# Resident Evil 5 / 6 Steam Fortschritt übertragen



## Lauenstein (17. März 2018)

*Resident Evil 5 / 6 Steam Fortschritt übertragen*

Hallo Leute, 

ich habe da eine Frage zur Steamversion von Resident Evil 5 / 6. Ich habe eine Menge Fortschritte freigeschaltet und werde mir bald einen neuen PC zulegen. Daher habe ich schon angefangen, meine Save Files diverser Games zu sichern. Nur finde ich keine Save Files von den o.g. Spielen. Auf Nachfrage im Steam Forum wurde mir gesagt, dass die Files nicht in den bekannten Ordnern gespeichert werden (z.B. Steamlibrary / Apps / Common usw.  sondern eben an anderer Stelle. Und genau das ist mein Problem? Wo werden diese Dateien zum Fortschritt gespeichert?

Wenn ich ein neues System kaufe, möchte ich nämlich nicht wieder bei 0 anfangen. Irgendwelche Tipps?

Gruß


----------



## Wubaron (17. März 2018)

Steam kann die Speicherstände auch in der Cloud speichern. Dadurch erübrigt sich das Problem. 
Schau mal bei den Spielen unter Eigenschaften ob das aktiviert ist.


----------



## Lauenstein (18. März 2018)

Hallo, 

danke, also bei den Spielen steht unter "Eigenschaften" -> Steam Cloud speichert Ihre Einstellungen, sodass Ihre Produkterfahrungen computerübergreifend einheitlich ist.

Also wird das in der Cloud gespeichert? Der Speicherplatz ist aber "nur" 39kb.

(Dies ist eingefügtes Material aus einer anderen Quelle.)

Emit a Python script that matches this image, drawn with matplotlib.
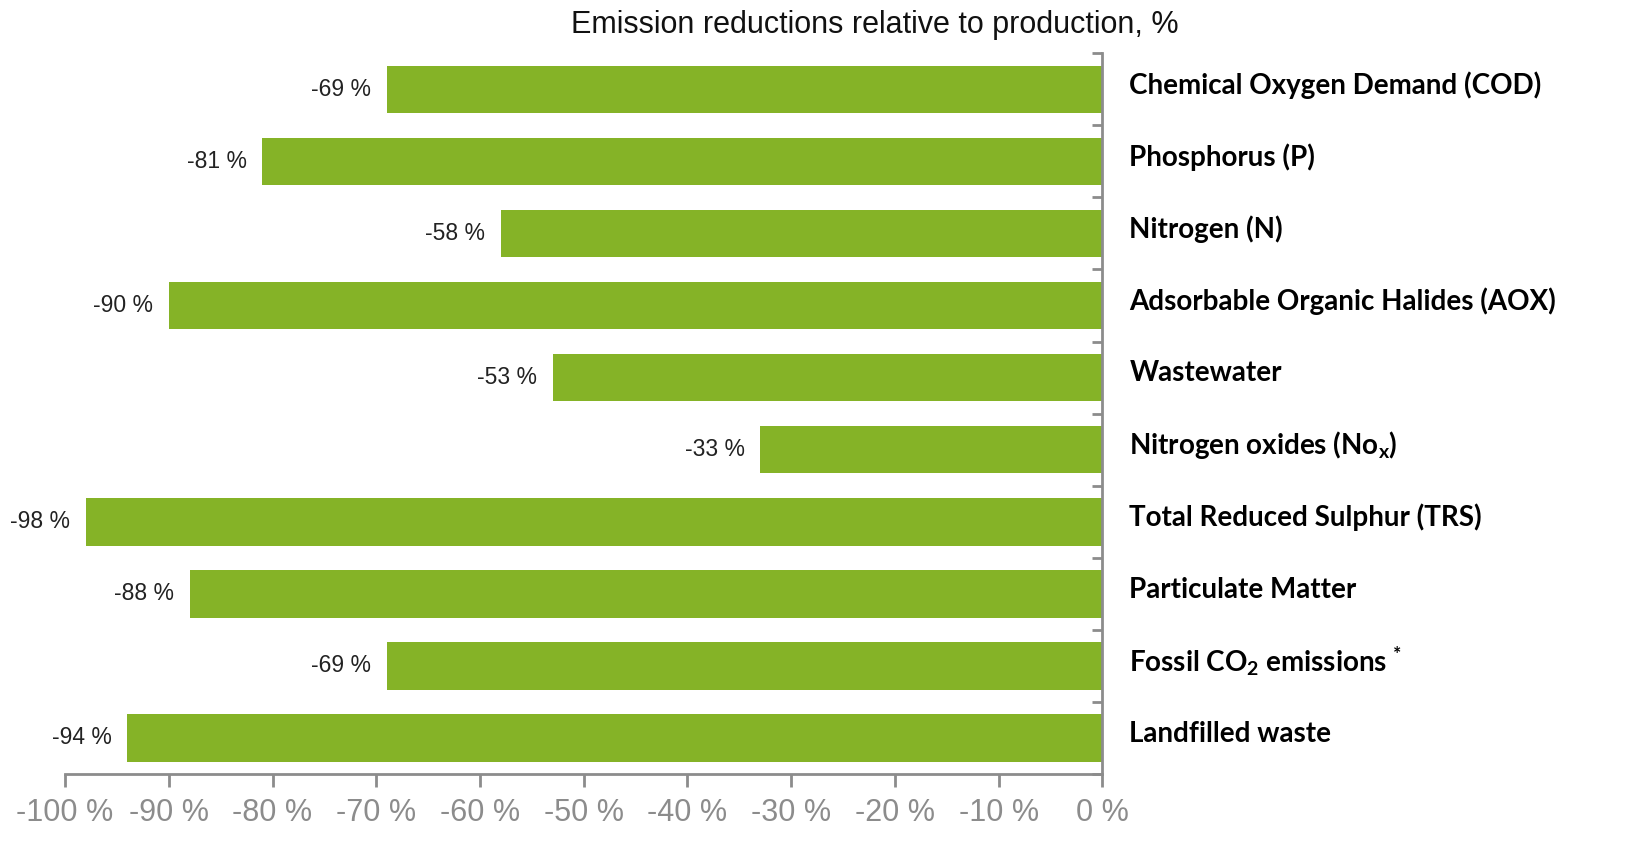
import matplotlib
matplotlib.use("Agg")
import matplotlib.pyplot as plt
import numpy as np

# Data
categories = [
    "Chemical Oxygen Demand (COD)",
    "Phosphorus (P)",
    "Nitrogen (N)",
    "Adsorbable Organic Halides (AOX)",
    "Wastewater",
    "Nitrogen oxides (No$_\\mathregular{x}$)",
    "Total Reduced Sulphur (TRS)",
    "Particulate Matter",
    "Fossil CO$_\\mathregular{2}$ emissions $^\\mathregular{*}$",
    "Landfilled waste",
]
values = [-69, -81, -58, -90, -53, -33, -98, -88, -69, -94]
xticks = list(range(-100, 1, 10))
title = "Emission reductions relative to production, %"

bar_color = "#85b327"
grey = "#8c8c8c"

plt.rcParams["mathtext.fontset"] = "custom"
plt.rcParams["mathtext.rm"] = "Lato:bold"
plt.rcParams["mathtext.it"] = "Lato:bold"
plt.rcParams["mathtext.bf"] = "Lato:bold"

fig = plt.figure(figsize=(16.26, 8.55), dpi=100)
ax = fig.add_axes([0.040, 0.0947, 0.638, 0.843])

y = np.arange(len(categories))
ax.barh(y, values, height=0.66, color=bar_color, edgecolor="none")
ax.set_ylim(len(categories) - 0.5, -0.5)
ax.set_xlim(-100, 0)

# value labels left of each bar
for yi, v in zip(y, values):
    ax.text(v - 1.5, yi, f"{v} %", ha="right", va="center",
            fontsize=16.5, family="Liberation Sans", color="#222222")

# category labels right of the zero line
for yi, name in zip(y, categories):
    ax.text(2.6, yi - 0.06, name, ha="left", va="center", fontsize=20,
            family="Lato", fontweight="bold", color="black", clip_on=False)

# axes styling
for s in ["top", "left"]:
    ax.spines[s].set_visible(False)
for s in ["bottom", "right"]:
    ax.spines[s].set_color(grey)
    ax.spines[s].set_linewidth(2)

ax.set_xticks(xticks)
ax.set_xticklabels([f"{t} %" for t in xticks], fontsize=22,
                   family="Liberation Sans", color=grey)
ax.tick_params(axis="x", direction="out", length=9, width=2, color=grey, pad=8)

ax.yaxis.tick_right()
ax.set_yticks(np.arange(-0.5, len(categories), 1.0))
ax.set_yticklabels([])
# ticks on the zero line point left, between the bars
ax.tick_params(axis="y", direction="in", length=7, width=2, color=grey,
               right=True, left=False)

fig.text(0.538, 0.971, title, ha="center", va="center", fontsize=22,
         family="Liberation Sans", color="#111111")

fig.savefig("out.png", dpi=100)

Ich bin, was "Clouds" angeht ein absoluter Neuling.

Gruß


----------



## Shadow_Man (20. März 2018)

Wenn es  bei dem Spiel möglich ist und du hast die Steam Cloud aktiviert, dann wird jedes Mal wenn du das Spiel beendest, dann der Speicherstand auf dem Server hochgeladen.
Da kannst du selbst das Spiel deinstallieren und wieder installieren. Der Speicherstand wird dann wieder vom Server geladen und du kannst da weitermachen.


----------